▶ **What is required**
Starting at the line that contains "What matplotlib code" and stopping at the line that contains "plt.rcParams['font.family'] = ['Liberation", transcribe every line of the material below exactly; pictures stay out.

[Stored records]
####

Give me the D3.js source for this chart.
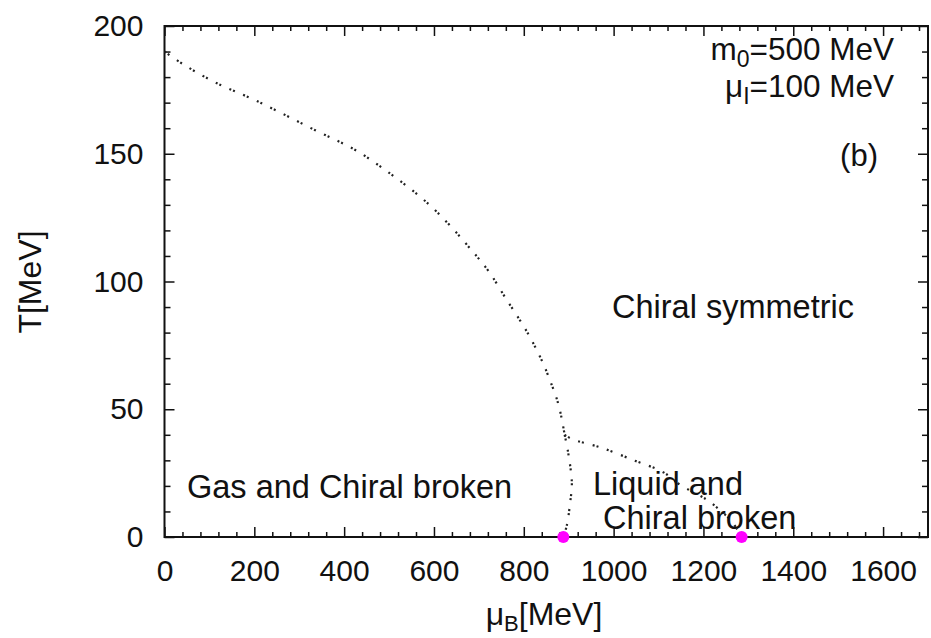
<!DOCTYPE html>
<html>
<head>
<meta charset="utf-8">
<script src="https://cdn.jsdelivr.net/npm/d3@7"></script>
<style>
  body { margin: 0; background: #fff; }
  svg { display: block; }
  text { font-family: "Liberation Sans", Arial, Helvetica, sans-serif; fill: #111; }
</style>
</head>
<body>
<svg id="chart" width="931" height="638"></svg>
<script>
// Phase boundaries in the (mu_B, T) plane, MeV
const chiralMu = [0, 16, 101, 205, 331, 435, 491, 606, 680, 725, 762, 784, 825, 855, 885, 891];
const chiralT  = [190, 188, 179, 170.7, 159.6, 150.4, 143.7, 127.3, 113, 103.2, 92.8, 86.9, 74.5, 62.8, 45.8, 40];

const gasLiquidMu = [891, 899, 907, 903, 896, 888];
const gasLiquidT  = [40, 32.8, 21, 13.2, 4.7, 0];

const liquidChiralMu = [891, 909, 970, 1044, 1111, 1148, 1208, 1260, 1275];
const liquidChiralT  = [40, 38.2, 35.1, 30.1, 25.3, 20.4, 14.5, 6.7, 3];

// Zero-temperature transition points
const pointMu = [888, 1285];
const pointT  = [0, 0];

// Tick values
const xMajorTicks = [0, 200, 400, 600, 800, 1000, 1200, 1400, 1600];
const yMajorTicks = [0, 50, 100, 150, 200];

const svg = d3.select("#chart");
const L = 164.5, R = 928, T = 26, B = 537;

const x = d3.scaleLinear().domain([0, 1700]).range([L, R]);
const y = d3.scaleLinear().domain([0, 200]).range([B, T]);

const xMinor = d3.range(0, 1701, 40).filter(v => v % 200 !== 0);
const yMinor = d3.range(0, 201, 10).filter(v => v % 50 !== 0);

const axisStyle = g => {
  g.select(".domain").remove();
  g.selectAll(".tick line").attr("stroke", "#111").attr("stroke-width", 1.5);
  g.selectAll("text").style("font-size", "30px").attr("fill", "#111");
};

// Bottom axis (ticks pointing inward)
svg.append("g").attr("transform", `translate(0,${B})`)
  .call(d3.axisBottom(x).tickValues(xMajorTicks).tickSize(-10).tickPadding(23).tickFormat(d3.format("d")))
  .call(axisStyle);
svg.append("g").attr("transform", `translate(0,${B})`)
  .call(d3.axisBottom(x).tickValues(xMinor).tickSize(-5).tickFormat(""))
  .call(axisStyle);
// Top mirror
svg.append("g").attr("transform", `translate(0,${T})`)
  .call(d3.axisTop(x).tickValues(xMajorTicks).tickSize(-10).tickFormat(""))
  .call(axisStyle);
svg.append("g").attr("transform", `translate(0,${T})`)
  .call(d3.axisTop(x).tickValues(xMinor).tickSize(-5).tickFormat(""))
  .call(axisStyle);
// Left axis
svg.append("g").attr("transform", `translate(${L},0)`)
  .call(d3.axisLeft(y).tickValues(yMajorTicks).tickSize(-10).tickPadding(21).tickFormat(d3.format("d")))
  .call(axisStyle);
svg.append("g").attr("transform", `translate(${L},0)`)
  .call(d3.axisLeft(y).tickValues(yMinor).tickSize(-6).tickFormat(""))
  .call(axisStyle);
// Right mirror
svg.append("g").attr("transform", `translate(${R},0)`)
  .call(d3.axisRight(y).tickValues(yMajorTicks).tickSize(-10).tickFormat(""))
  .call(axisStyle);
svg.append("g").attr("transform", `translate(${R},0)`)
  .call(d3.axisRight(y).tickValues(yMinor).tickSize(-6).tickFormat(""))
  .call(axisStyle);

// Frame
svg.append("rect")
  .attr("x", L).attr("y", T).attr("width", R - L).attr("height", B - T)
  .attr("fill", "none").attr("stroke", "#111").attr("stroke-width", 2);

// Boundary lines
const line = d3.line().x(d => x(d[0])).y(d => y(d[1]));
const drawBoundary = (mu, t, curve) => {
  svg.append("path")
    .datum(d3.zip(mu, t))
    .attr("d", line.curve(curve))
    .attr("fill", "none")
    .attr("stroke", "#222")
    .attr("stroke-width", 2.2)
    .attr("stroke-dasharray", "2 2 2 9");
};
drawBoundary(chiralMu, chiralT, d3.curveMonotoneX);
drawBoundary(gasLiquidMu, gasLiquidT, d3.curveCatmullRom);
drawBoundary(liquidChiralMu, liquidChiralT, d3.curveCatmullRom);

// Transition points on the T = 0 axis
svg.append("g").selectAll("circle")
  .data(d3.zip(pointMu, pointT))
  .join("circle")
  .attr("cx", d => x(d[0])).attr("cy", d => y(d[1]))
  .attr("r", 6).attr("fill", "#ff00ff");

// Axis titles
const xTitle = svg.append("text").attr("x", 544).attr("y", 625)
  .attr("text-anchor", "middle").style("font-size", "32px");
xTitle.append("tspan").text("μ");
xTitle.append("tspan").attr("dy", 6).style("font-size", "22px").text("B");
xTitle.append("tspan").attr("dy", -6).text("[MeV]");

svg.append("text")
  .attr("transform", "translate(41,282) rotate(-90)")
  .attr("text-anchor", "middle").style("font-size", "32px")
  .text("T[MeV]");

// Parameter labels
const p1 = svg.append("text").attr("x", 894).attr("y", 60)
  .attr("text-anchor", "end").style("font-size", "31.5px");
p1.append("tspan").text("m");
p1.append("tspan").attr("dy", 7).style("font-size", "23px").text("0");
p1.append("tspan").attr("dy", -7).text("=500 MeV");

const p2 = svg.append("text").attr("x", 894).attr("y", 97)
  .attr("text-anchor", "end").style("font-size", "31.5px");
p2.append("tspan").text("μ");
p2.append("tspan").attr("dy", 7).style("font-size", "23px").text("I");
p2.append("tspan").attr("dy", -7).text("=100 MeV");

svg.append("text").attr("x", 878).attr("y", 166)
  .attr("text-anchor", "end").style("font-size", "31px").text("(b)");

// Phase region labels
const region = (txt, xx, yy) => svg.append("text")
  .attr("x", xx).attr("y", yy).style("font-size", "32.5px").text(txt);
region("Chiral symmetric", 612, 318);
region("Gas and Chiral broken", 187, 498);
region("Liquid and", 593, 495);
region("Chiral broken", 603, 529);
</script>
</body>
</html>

####

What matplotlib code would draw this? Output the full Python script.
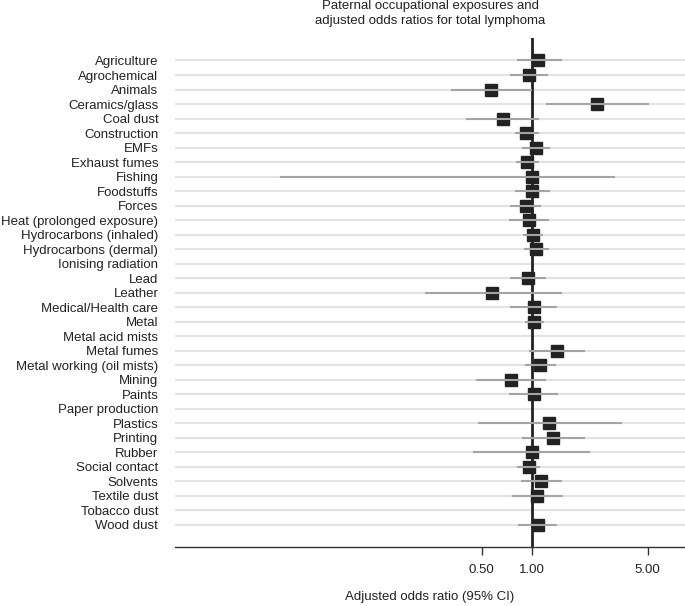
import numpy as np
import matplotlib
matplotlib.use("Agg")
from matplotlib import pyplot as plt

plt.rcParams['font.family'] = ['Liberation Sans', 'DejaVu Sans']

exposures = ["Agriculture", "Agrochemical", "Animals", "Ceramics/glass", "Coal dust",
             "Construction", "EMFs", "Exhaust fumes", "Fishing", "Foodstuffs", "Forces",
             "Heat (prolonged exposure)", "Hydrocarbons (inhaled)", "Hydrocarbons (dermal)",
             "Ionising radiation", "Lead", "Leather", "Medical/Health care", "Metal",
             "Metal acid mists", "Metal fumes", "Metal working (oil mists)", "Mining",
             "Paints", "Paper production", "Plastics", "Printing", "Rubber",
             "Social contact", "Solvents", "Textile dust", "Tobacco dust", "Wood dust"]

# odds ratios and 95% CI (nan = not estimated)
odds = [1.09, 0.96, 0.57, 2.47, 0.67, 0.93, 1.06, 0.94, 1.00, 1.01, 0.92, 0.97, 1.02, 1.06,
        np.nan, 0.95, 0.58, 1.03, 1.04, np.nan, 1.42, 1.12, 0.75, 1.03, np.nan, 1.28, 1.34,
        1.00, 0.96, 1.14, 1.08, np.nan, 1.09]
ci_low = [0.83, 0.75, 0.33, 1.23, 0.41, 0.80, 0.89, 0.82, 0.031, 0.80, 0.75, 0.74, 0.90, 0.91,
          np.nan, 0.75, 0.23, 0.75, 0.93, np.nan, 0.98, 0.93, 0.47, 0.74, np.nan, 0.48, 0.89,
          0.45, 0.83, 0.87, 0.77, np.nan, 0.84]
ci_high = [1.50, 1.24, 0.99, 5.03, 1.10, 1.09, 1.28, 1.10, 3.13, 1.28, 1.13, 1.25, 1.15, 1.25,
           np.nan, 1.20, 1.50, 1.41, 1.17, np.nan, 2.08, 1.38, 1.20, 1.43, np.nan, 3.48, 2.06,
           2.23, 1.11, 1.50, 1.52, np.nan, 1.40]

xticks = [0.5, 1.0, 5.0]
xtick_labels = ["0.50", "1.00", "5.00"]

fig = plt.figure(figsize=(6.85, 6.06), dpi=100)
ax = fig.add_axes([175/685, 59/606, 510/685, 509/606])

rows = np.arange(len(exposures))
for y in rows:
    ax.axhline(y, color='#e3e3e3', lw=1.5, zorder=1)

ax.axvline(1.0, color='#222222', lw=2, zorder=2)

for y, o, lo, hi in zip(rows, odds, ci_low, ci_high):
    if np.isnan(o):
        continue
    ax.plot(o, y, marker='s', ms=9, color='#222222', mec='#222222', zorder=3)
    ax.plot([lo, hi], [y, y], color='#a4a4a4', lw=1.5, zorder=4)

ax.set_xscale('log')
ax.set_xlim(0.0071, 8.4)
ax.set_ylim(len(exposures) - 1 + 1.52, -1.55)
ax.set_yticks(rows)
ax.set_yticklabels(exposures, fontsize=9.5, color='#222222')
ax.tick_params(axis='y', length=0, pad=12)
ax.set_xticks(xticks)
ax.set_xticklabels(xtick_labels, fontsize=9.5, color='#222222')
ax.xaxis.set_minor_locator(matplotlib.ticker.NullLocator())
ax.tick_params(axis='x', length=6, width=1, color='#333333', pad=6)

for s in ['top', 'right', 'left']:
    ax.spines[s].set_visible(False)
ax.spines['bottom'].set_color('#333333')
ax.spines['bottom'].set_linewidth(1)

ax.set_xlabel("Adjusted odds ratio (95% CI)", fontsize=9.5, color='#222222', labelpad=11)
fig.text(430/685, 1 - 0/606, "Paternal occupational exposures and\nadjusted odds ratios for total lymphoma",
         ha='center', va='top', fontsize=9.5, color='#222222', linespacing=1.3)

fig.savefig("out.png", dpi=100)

####

▶ **Result**
What matplotlib code would draw this? Output the full Python script.
import numpy as np
import matplotlib
matplotlib.use("Agg")
from matplotlib import pyplot as plt

plt.rcParams['font.family'] = ['Liberation Sans', 'DejaVu Sans']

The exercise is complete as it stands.